Алена Савельева и ее картины на выставке в московском центре современного искусства «Винзавод». Фото из личного архива

— Вы сказали, серия про башкиров — самая позитивная ваша работа. Что вы обычно рисуете?

— У меня нет устоявшейся тематики. Допустим, я смотрю фильм про Жанну д’Арк, вижу, что там есть персонаж Жиль де Ре, ищу информацию про него, читаю про процесс Жиля де Ре и рисую иллюстрации. Потом это перетекает, допустим, в книги про допросы Жанны д’Арк, я смотрю, об этом писал Мишель Фуко, делаю серию картин про казни по его книгам, и так далее. У меня были иллюстрации для открыток про феминизм, которые заказал «Альянс гетеросексуалов за равноправие ЛГБТ», потом я участвовала с местными феминистками в выставках. Но не скажу, что феминизм — отдельно вырывающаяся из моего творчества тема, это все часть меня.

— Вы чувствуете себя чужой в родной республике из-за этой истории?

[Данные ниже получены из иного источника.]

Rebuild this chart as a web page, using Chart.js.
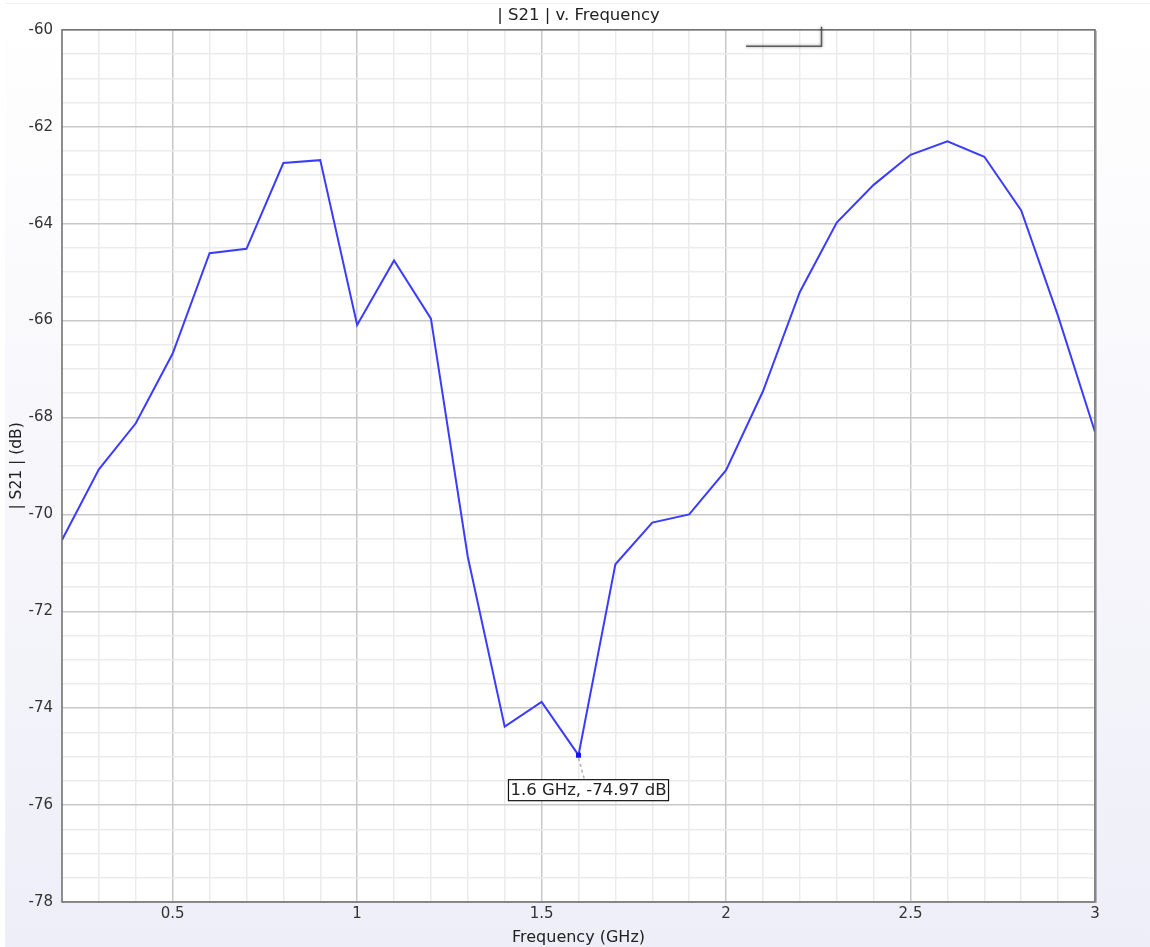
<!DOCTYPE html>
<html>
<head>
<meta charset="utf-8">
<script src="https://cdn.jsdelivr.net/npm/chart.js@4"></script>
<style>
  html, body { margin: 0; padding: 0; background: #ffffff; }
  #wrap { width: 1150px; height: 947px; }
</style>
</head>
<body>
<div id="wrap"><canvas id="c" width="1150" height="947"></canvas></div>
<script>
// Frequency sweep (GHz) and measured |S21| (dB)
const frequencyGHz = [0.2, 0.3, 0.4, 0.5, 0.6, 0.7, 0.8, 0.9, 1.0, 1.1,
                      1.2, 1.3, 1.4, 1.5, 1.6, 1.7, 1.8, 1.9, 2.0, 2.1,
                      2.2, 2.3, 2.4, 2.5, 2.6, 2.7, 2.8, 2.9, 3.0];
const s21dB = [-70.53, -69.07, -68.12, -66.68, -64.61, -64.52, -62.75, -62.69, -66.09, -64.76,
               -65.96, -70.88, -74.38, -73.87, -74.97, -71.03, -70.17, -70.00, -69.09, -67.46,
               -65.41, -63.98, -63.20, -62.58, -62.30, -62.62, -63.73, -65.91, -68.30];

// Marked point
const markerFreq = 1.6;
const markerValue = -74.97;
const markerLabel = markerFreq + ' GHz, ' + markerValue.toFixed(2) + ' dB';

// Axis settings
const xRange = [0.2, 3];
const yRange = [-78, -60];
const xMajorStep = 0.5, xMinorStep = 0.1;
const yMajorStep = 2, yMinorStep = 0.5;

const chartTitle = '| S21 | v. Frequency';
const xTitle = 'Frequency (GHz)';
const yTitle = '| S21 | (dB)';

const FONT = '"DejaVu Sans", "Liberation Sans", sans-serif';
const isMultiple = (v, step) => Math.abs(v / step - Math.round(v / step)) < 1e-6;

const points = frequencyGHz.map((f, i) => ({ x: f, y: s21dB[i] }));

// Panel background with soft vertical gradient
const backgroundPlugin = {
  id: 'panelBackground',
  beforeDraw(chart) {
    const { ctx, width, height, chartArea: a } = chart;
    ctx.save();
    ctx.fillStyle = '#ffffff';
    ctx.fillRect(0, 0, width, height);
    const g = ctx.createLinearGradient(0, 4, 0, height);
    g.addColorStop(0, '#ffffff');
    g.addColorStop(0.25, '#fbfbfd');
    g.addColorStop(1, '#eeeef8');
    ctx.fillStyle = g;
    ctx.fillRect(5, 4, width - 5, height - 4);
    ctx.strokeStyle = '#f0f0f6';
    ctx.lineWidth = 1;
    ctx.beginPath();
    ctx.moveTo(5, 3.5);
    ctx.lineTo(width, 3.5);
    ctx.stroke();
    ctx.fillStyle = '#ffffff';
    ctx.fillRect(a.left, a.top, a.right - a.left, a.bottom - a.top);
    ctx.restore();
  }
};

// Plot frame, legend shadow and the value callout
const overlayPlugin = {
  id: 'overlay',
  afterDatasetsDraw(chart) {
    const { ctx, chartArea: a, scales } = chart;
    ctx.save();
    // frame
    ctx.strokeStyle = '#6e6e6e';
    ctx.lineWidth = 1.5;
    ctx.strokeRect(a.left, a.top, a.right - a.left, a.bottom - a.top);
    ctx.strokeStyle = 'rgba(120,120,120,0.5)';
    ctx.lineWidth = 1;
    ctx.beginPath();
    ctx.moveTo(a.right + 1.5, a.top + 1);
    ctx.lineTo(a.right + 1.5, a.bottom + 1);
    ctx.stroke();

    // empty legend box shadow
    ctx.save();
    ctx.strokeStyle = 'rgba(70,70,70,0.85)';
    ctx.lineWidth = 1.5;
    ctx.shadowColor = 'rgba(0,0,0,0.5)';
    ctx.shadowBlur = 3;
    ctx.beginPath();
    ctx.moveTo(a.left + 684, a.top + 16.5);
    ctx.lineTo(a.left + 759.5, a.top + 16.5);
    ctx.lineTo(a.left + 759.5, a.top - 3);
    ctx.stroke();
    ctx.restore();

    // callout for the marked point
    const px = scales.x.getPixelForValue(markerFreq);
    const py = scales.y.getPixelForValue(markerValue);
    const bx = px + 10, by = py + 35;
    ctx.font = '16.5px ' + FONT;
    const tw = ctx.measureText(markerLabel).width;
    const bw = tw + 4, bh = 21;
    ctx.strokeStyle = '#b0b0b0';
    ctx.lineWidth = 1.5;
    ctx.setLineDash([3, 3]);
    ctx.beginPath();
    ctx.moveTo(px, py + 3);
    ctx.lineTo(px + 6, by - bh / 2);
    ctx.stroke();
    ctx.setLineDash([]);
    ctx.fillStyle = '#ffffff';
    ctx.fillRect(bx - bw / 2, by - bh / 2, bw, bh);
    ctx.strokeStyle = '#111111';
    ctx.lineWidth = 1.2;
    ctx.strokeRect(bx - bw / 2, by - bh / 2, bw, bh);
    ctx.fillStyle = '#222222';
    ctx.textAlign = 'center';
    ctx.textBaseline = 'middle';
    ctx.fillText(markerLabel, bx, by + 1);
    ctx.restore();
  }
};

new Chart(document.getElementById('c'), {
  type: 'line',
  data: {
    datasets: [{
      data: points,
      borderColor: '#3c3cff',
      borderWidth: 2,
      backgroundColor: '#1010ff',
      tension: 0,
      fill: false,
      pointStyle: 'rect',
      pointRadius: ctx => (ctx.raw && Math.abs(ctx.raw.x - markerFreq) < 1e-6 ? 3.5 : 0),
      pointBorderWidth: 0,
      pointHoverRadius: 0
    }]
  },
  options: {
    responsive: false,
    animation: false,
    events: [],
    layout: { padding: { left: 5, right: 55, top: 0, bottom: 0 } },
    plugins: {
      legend: { display: false },
      tooltip: { enabled: false },
      title: {
        display: true,
        fullSize: false,
        text: chartTitle,
        color: '#222222',
        font: { family: FONT, size: 16.5, weight: 'normal', lineHeight: 1.2 },
        padding: { top: 6, bottom: 4 }
      }
    },
    scales: {
      x: {
        type: 'linear',
        min: xRange[0],
        max: xRange[1],
        afterFit(scale) { scale.height = 45; },
        ticks: {
          stepSize: xMinorStep,
          autoSkip: false,
          maxRotation: 0,
          padding: 3,
          color: '#333333',
          font: { family: FONT, size: 15 },
          callback: v => (isMultiple(v, xMajorStep) ? String(Math.round(v * 10) / 10) : '')
        },
        grid: {
          drawTicks: false,
          color: ctx => (isMultiple(ctx.tick.value, xMajorStep) ? '#c8c8c8' : '#ebebeb'),
          lineWidth: 1.5
        },
        border: { display: false },
        title: {
          display: true,
          text: xTitle,
          color: '#222222',
          font: { family: FONT, size: 16 },
          padding: { top: 1, bottom: 0 }
        }
      },
      y: {
        type: 'linear',
        min: yRange[0],
        max: yRange[1],
        afterFit(scale) { scale.width = 57; },
        ticks: {
          stepSize: yMinorStep,
          autoSkip: false,
          padding: 9,
          color: '#333333',
          font: { family: FONT, size: 15 },
          callback: v => (isMultiple(v, yMajorStep) ? String(Math.round(v)) : '')
        },
        grid: {
          drawTicks: false,
          color: ctx => (isMultiple(ctx.tick.value, yMajorStep) ? '#c8c8c8' : '#ebebeb'),
          lineWidth: 1.5
        },
        border: { display: false },
        title: {
          display: true,
          text: yTitle,
          color: '#222222',
          font: { family: FONT, size: 15.5 },
          padding: { top: 3, bottom: 0 }
        }
      }
    }
  },
  plugins: [backgroundPlugin, overlayPlugin]
});
</script>
</body>
</html>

— Я рядом с теми же людьми, что и обычно, и их отношение ко мне не поменялось. Но если описывать мое положение сейчас, то я прямо на самом-самом дне. Вопрос в том, насколько глубже меня можно еще закопать. Я уже думала, выдержу ли я пять лет в тюрьме за разжигание межнациональной розни, о чем говорили депутаты (председатель Курултая Константин Толкачев сказал, что правоохранители должны дать правовую оценку башкирской серии работ художницы и «отреагировать», если найдут признаки разжигания межнациональной розни, но позже депутаты передумали обращаться в полицию. — Прим. «Холода»). Полиция меня не защитит, общественники против меня, травля продолжается уже со стороны властей. После того как в пятницу глава республики сказал, что его лично рисунки не оскорбляют (Радий Хабиров призвал прекратить травлю Савельевой. — Прим. «Холода»), в личные сообщения мне уже не пишут, но по комментариям я вижу, что люди все еще возмущены. Буквально вчера звонили маме моего друга и спрашивали, не живу ли я случайно в таком-то районе, — это настораживает. Кто-то мне говорит, что все еще надо опасаться. Сижу жду, когда уже меня распнут.